(EvanHahn)
If you left a busy restaurant without your doggie bag, what would you do? (A) Shrug and think about the delicious lunch of leftovers that will never be? (B) Go back to the restaurant to see if it was still there? Or would it be (C) Call the restaurant and demand a gift certificate in compensation? A customer of a Boston restaurant attempted option (C) recently, and the restaurant took to social media to share their… surprise? confusion?
The original tweet from Boston’s Myers and Chang reads,
Customer forgot doggie bag w leftovers. Too far away to come back and get them. Now wants gift certificate to replace them. Thoughts?
Thoughts?

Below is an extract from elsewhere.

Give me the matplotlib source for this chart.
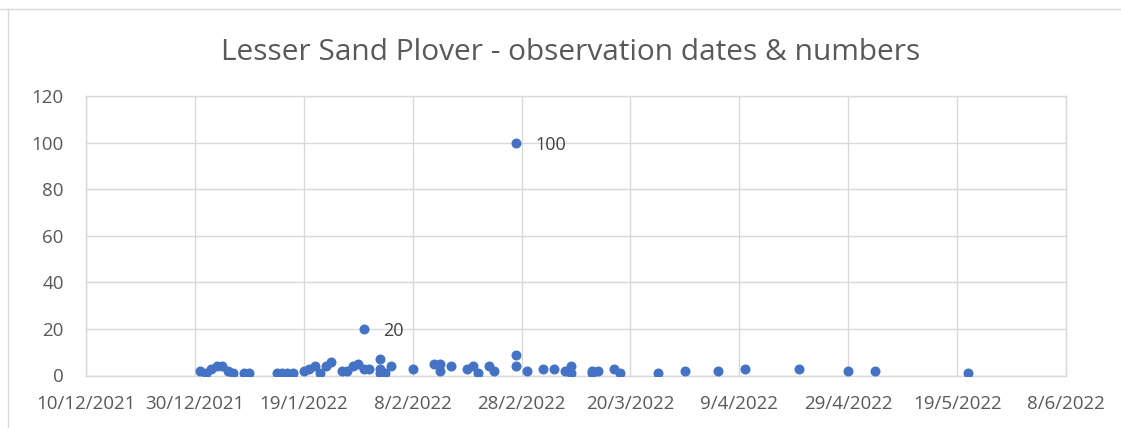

Now about, “No.”
You Can’t Make This Shit Up [I'm Your Server, Not Your Servant]







Thank you for the link.
The comments here and on my blog are classic. Entitlemania is alive and well in Boston and beyond. Some people don’t realize that the customer has almost as much to do with the success of the customer-server, HUMAN interaction as the server does. Common courtesy and mutual respect are a 2-way street. It really shouldn’t be as hard as some people make it.
I watched one of my waitress friends offering coffee refills to her diner customers a few weeks back. When she got to one woman and said, “Any for you, Hon?”, the woman slumped back in her seat and said nothing. A few minutes later I said to the waitress, “People are brutal, huh?”, and she replied, “Some people struggle with kindness, but at least I don’t have to go home with them.” Amen.
Enjoy the weekend, everyone. -PM
If I were the manager, I would literally laugh in their faces.
Scrape some other customer’s plates into a bag and tell them it was put in the fridge.
IDIOT! I really hope they rolled their eyes at this person.
Were I the manager of that place, I would send photos of myself and/or staff gleefully enjoying the aforementioned doggie bag.
hmm, sorry, if you leave the premises w/o counting your change or verifying contents, outta luck
call back to ask, not demand
customer is a fool, prob the same kind that b!tches and nitpicks about their food
This does show an extreme sense of entitlement. It reminds me of how I was at Burger King once and this woman came in and started ranting to the staff about how another restaurant wouldn’t deliver food to her house and she wanted Burger King to deliver food for her, but they told her they didn’t do that. Then she asked me if I’d give her a ride home after she ordered her food, and I didn’t even know her! Not only did she think the restaurant should give her special service, she apparently thought that strangers IN the restaurant should be doing things for her too.
Let me guess….you said “NO!!!”
did you go to church sunday?
If the place wasn’t so damned expensive people wouldn’t want that last bite of noodle. Yes, the customer is a weirdo but that place is also a rip
I once asked for a doggie bag at Macaroni Grill, where the waiter usually bags your food in the kitchen after taking the plates away. When 5 and then 10 minutes passed I got a little worried, and called him over. The look of shock when I mentioned the leftovers, followed by his rushing to the kitchen led finally to the production of my bag, in which the food was such a jumble I think he scooped it out of the garbage can!
If its actually for a doggie then I would suggest that they be given another doggie bag filled with leftovers from other customers. They asked for a doggie bag not a people bag.
You mean wicked delicious lunch. And I’d totally do B.
The guy is an idiot and deserves to be dipped in a batter of moldy food.
This actually happened to me. I left the restaurant, realized I forgot my food and returned literally five minutes later and they had already thrown the other half of my meal out. I was pissed. I think they actually gave me more food… then they realized they still had my first order sitting there and I got that too.